Francis Blake London, UK
In order for there to be a genuinely separate species of human – one that could no longer successfully interbreed with Homo sapiens, which is a key definition of a separate species – two conditions would need to be met.
First, a part of the present population of humans would have to be physically isolated from the rest. Second, there would have to be sufficient evolutionary pressure on that isolated community. Then, given enough time, the genetic change in the isolated community might eventually lead to the formation of a new species. However, humans were isolated in Australia for at least 50,000 and possibly as much as 125,000 years, and yet they remained the same species as those in the rest of the world.
Hanno Schmidt Mainz, Germany
It wouldn’t be exceptional to have more than one species of humans on this planet, because this was the case over most of the time of our existence. The last “sympatric” humans we know of were Neanderthals, who became extinct only about 30,000 years ago.
Since stable separation of parts of the species is the key factor for the formation of new species, we can say that a new split of our species is impossible under current circumstances. We are globally connected as never before and this trend is accelerating.
However, we can still play “what if?”. The only realistic scenario for the evolution of two species out of ours would probably be if we expanded beyond our home planet and then lost contact with the settlers. If both populations survived long enough – much more than 100,000 years – we might see divergence and maybe two species of humans.
Mike Follows Sutton Coldfield, West Midlands, UK
We might get the evolution of new human species if we colonise other planets where people have to adapt to an alien environment.
Mars, for example, is further away from the sun so residents there may evolve bigger eyes to see better in the dimmer light. And without life, Mars is essentially a sterile environment and this may make Martian colonists more susceptible to disease so that mixing with people on Earth is discouraged. This could rule out sex and increase the chance the colonists would develop into a new species.
However, such speciation might happen if we stay on Earth too. If scientists mastered germline therapy, a person’s genome could be manipulated. This might bestow an advantage like longer life to the individual and their children. This therapy would probably only be available to wealthier people who might tend to pair up with other “enhanced” individuals, perhaps eventually leading to a new species. This process is started artificially by tinkering with genes, but reinforced and consolidated by cultural differences. This might be in the realms of science fiction at the moment, but it wouldn’t be the first time that science fiction became science fact.
Herman D’Hondt Sydney, Australia
Of course it is possible, but I feel strongly that it won’t happen.
Homo sapiens split from Neanderthals at least 400,000 years ago, when Neanderthals moved into Europe and Asia,
while H. sapiens stayed in Africa. Yet, when the two subspecies met again hundreds of thousands of years later, they were still able to interbreed. Even if we could spread to other planets and interstellar travel took thousands of years, this is still a short period compared with the time required for the evolution of new species.

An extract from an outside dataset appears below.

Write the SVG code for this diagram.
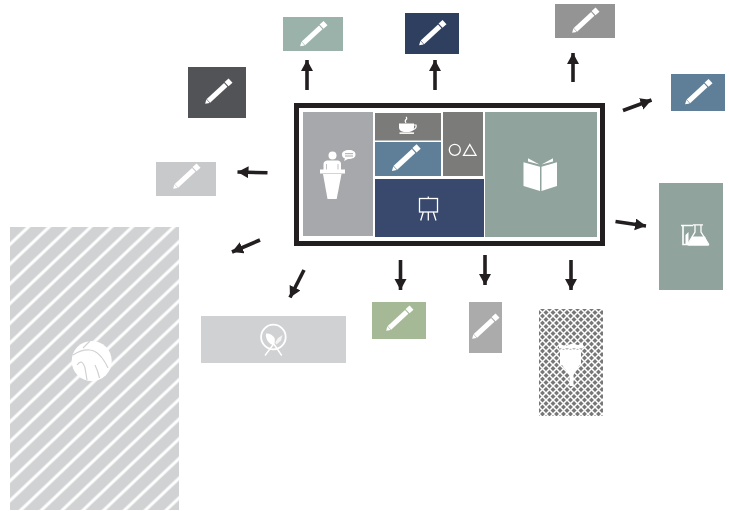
<svg xmlns="http://www.w3.org/2000/svg" width="730" height="511" viewBox="0 0 730 511">
<style>
.w{fill:#fff}
.o{fill:none;stroke:#fff}
.a{fill:none;stroke:#231f20;stroke-width:3.6}
.h{fill:#231f20}
</style>
<defs>
<g id="pen">
<g transform="rotate(-42.500)">
<path class="w" d="M-17.500 0L-13.500-2.400V2.400Z"/>
<path class="w" d="M-13-2.500H10.500V2.500H-13Z"/>
<path class="w" d="M11.600-2.900H17V2.900H11.600Z"/>
</g>
</g>
<marker id="ah" markerUnits="userSpaceOnUse" markerWidth="13" markerHeight="13" refX="11" refY="6" orient="auto"><path class="h" d="M0 0L11 6L0 12Z"/></marker>
<pattern id="st" patternUnits="userSpaceOnUse" width="20" height="14.300" patternTransform="translate(28.300 227) rotate(-43.500)">
<rect width="20" height="14.300" fill="#d1d2d4"/>
<rect width="20" height="1.500" fill="#fff"/>
<rect y="12.800" width="20" height="1.500" fill="#fff"/>
</pattern>
<pattern id="cx" patternUnits="userSpaceOnUse" width="7" height="7" patternTransform="translate(539 309)">
<rect width="7" height="7" fill="#777"/>
<path d="M0 0L7 7M7 0L0 7" stroke="#fff" stroke-width="1.500"/>
</pattern>
</defs>

<g id="connectors">
<path class="a" marker-end="url(#ah)" d="M307 90V60"/>
<path class="a" marker-end="url(#ah)" d="M435 90V60"/>
<path class="a" marker-end="url(#ah)" d="M573 82V53"/>
<path class="a" marker-end="url(#ah)" d="M623 110.500L651.500 100"/>
<path class="a" marker-end="url(#ah)" d="M615.500 221.500L646 226"/>
<path class="a" marker-end="url(#ah)" d="M267.500 172.800L237.500 172"/>
<path class="a" marker-end="url(#ah)" d="M260 240L232 252"/>
<path class="a" marker-end="url(#ah)" d="M304 270L290 297.500"/>
<path class="a" marker-end="url(#ah)" d="M400.500 260V290"/>
<path class="a" marker-end="url(#ah)" d="M485 255V285"/>
<path class="a" marker-end="url(#ah)" d="M571 260V290"/>
</g>

<g id="center">
<rect x="296.500" y="105.500" width="306" height="138" fill="#fff" stroke="#231f20" stroke-width="5"/>
<g id="presenter">
<rect x="303" y="112" width="70" height="124" fill="#a7a8ac"/>
<circle class="w" cx="332.500" cy="155.500" r="4"/>
<path class="w" d="M323.500 170V164Q323.500 161 327 160.500H338Q341 161 341 164V170Z"/>
<path d="M326.500 164V170M338 164V170" stroke="#a7a8ac" stroke-width=".7"/>
<rect class="w" x="320" y="169.500" width="25" height="4"/>
<path class="w" d="M323 174H341.500L336.700 199H327.500Z"/>
<path class="w" d="M342 154.500C342 151.500 345 150 349 150C353 150 355.500 151.500 355.500 154.500C355.500 157.500 353 159 348 159L344 161L345 158.500C343 158 342 156.500 342 154.500Z"/>
<path d="M345 153.700H353M345 156H353" stroke="#a7a8ac" stroke-width="1"/>
</g>
<g id="coffee">
<rect x="375" y="113" width="66" height="27.500" fill="#7b7b79"/>
<path class="w" d="M399 123.500H414V128Q413.500 131.500 409 132H404Q399.500 131.500 399 128Z"/>
<path class="o" d="M414 125H416Q417 128.500 412.500 130" stroke-width="1.200"/>
<rect class="w" x="399.500" y="132.400" width="14.500" height="1.500"/>
<path class="o" d="M406 123Q404.500 121 406 119.500Q407.500 118.500 406 117" stroke-width="1.200"/>
</g>
<g id="pencil-cell">
<rect x="375" y="142" width="66" height="34" fill="#5f7f98"/>
<use href="#pen" transform="translate(405.500 158.500) scale(1.050)"/>
</g>
<g id="shapes">
<rect x="443" y="112" width="40" height="64" fill="#7b7b79"/>
<circle class="o" cx="454.800" cy="149.800" r="5.500" stroke-width="1.300"/>
<path class="o" d="M463.500 155.300L469.800 144.500L476 155.300Z" stroke-width="1.300"/>
</g>
<g id="easel">
<rect x="375" y="179" width="109" height="58" fill="#38496d"/>
<rect class="o" x="419.500" y="198.500" width="18" height="13.500" stroke-width="1.300"/>
<path class="o" d="M428.300 196.500V198.500M423.300 212L420.700 220.500M428.300 212V220.500M433.300 212L436 220.500" stroke-width="1.300"/>
</g>
<g id="book">
<rect x="485" y="112" width="112" height="125" fill="#91a39d"/>
<path class="w" d="M523.500 162.300L540 166.700V191L523.500 186Z"/>
<path class="w" d="M541.500 166.700L557 162.300V186L541.500 191Z"/>
<path class="w" d="M528 158.300L539.500 164.500L528 161.500Z"/>
<path class="w" d="M553 158.300L541.500 164.500L553 161.500Z"/>
</g>
</g>

<g id="n-teal"><rect x="283" y="17" width="60" height="34" fill="#9bb2aa"/><use href="#pen" transform="translate(313 34.500)"/></g>
<g id="n-navy"><rect x="405" y="13" width="54" height="41" fill="#2f3f60"/><use href="#pen" transform="translate(432 33.500)"/></g>
<g id="n-grey"><rect x="555" y="4" width="60" height="34" fill="#949494"/><use href="#pen" transform="translate(585 21)"/></g>
<g id="n-blue"><rect x="671" y="74" width="54" height="37" fill="#5f7f98"/><use href="#pen" transform="translate(698 92.500)"/></g>
<g id="n-dark"><rect x="188" y="67" width="58" height="51" fill="#525357"/><use href="#pen" transform="translate(218 92)"/></g>
<g id="n-light"><rect x="156" y="162" width="60" height="34" fill="#c8c9cb"/><use href="#pen" transform="translate(186 177)"/></g>
<g id="n-green"><rect x="372" y="302" width="54" height="37" fill="#a5b996"/><use href="#pen" transform="translate(399 319)"/></g>
<g id="n-narrow"><rect x="469" y="302" width="33" height="51" fill="#ababab"/><use href="#pen" transform="translate(485 327)"/></g>

<g id="n-flask">
<rect x="659" y="183" width="64" height="107" fill="#91a39d"/>
<path class="o" d="M681 225.500H693M683 225.500V244.500H689" stroke-width="1.600"/>
<path class="w" d="M685.500 235L688.500 232V244H685.500Z"/>
<path class="o" d="M693 224.800H703M695 225V232L687.800 244Q687.500 245.200 689 245.200H707.500Q709 245.200 708.500 244L701 232V225" stroke-width="1.300"/>
<path class="w" d="M692 236.500H705L708.500 245H688Z"/>
</g>

<g id="n-hatch">
<rect x="539" y="309" width="64" height="107" fill="url(#cx)"/>
<path class="w" d="M559 344L566 346L572 343.500L578 345L583 343V348.500H559Z"/>
<path class="w" d="M560 349.500H581V365H579.500L573.500 375V386H569.500V375L562 365H560Z"/>
</g>

<g id="n-fork">
<rect x="201" y="316" width="145" height="47" fill="#d0d1d3"/>
<circle class="o" cx="273.400" cy="337" r="12.300" stroke-width="1.800"/>
<path class="w" d="M266 333.500C269 333 273 335 274.500 338C275.500 341 274.500 344 273 345C269.500 344.500 265 339 266 333.500Z"/>
<path class="w" d="M282.500 335L281 340.500L276.500 344.500L275.200 342.500L278 338Z" opacity=".75"/>
<path class="o" d="M273.500 343.500L281.700 355.500M274 343.500L265 355.500" stroke-width="1.400"/>
</g>

<g id="n-ball">
<rect x="10" y="227" width="169" height="283" fill="url(#st)"/>
<circle class="w" cx="91.700" cy="361" r="20"/>
<path class="o" d="M73 355Q82 349 90 350Q100 351 108 368M77 365Q82 358 85 368Q86 374 87 380M95 365Q98 371 99.500 378M90 341L83 348" style="stroke:#d1d2d4" stroke-width="1.200"/>
</g>
</svg>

Ben Haller Ithaca, New York, US
One obstacle is that selection due to environmental differences has largely ceased to operate in humans today. Earlier in our evolutionary history, our survival would have depended on our degree of adaptation to local environmental conditions, but culture and technology have now largely mitigated that.
For an interesting exploration of these ideas, try The Time Machine by H. G. Wells. Published in 1895, it is one of the earliest examples of the genre of science fiction, and remains a classic.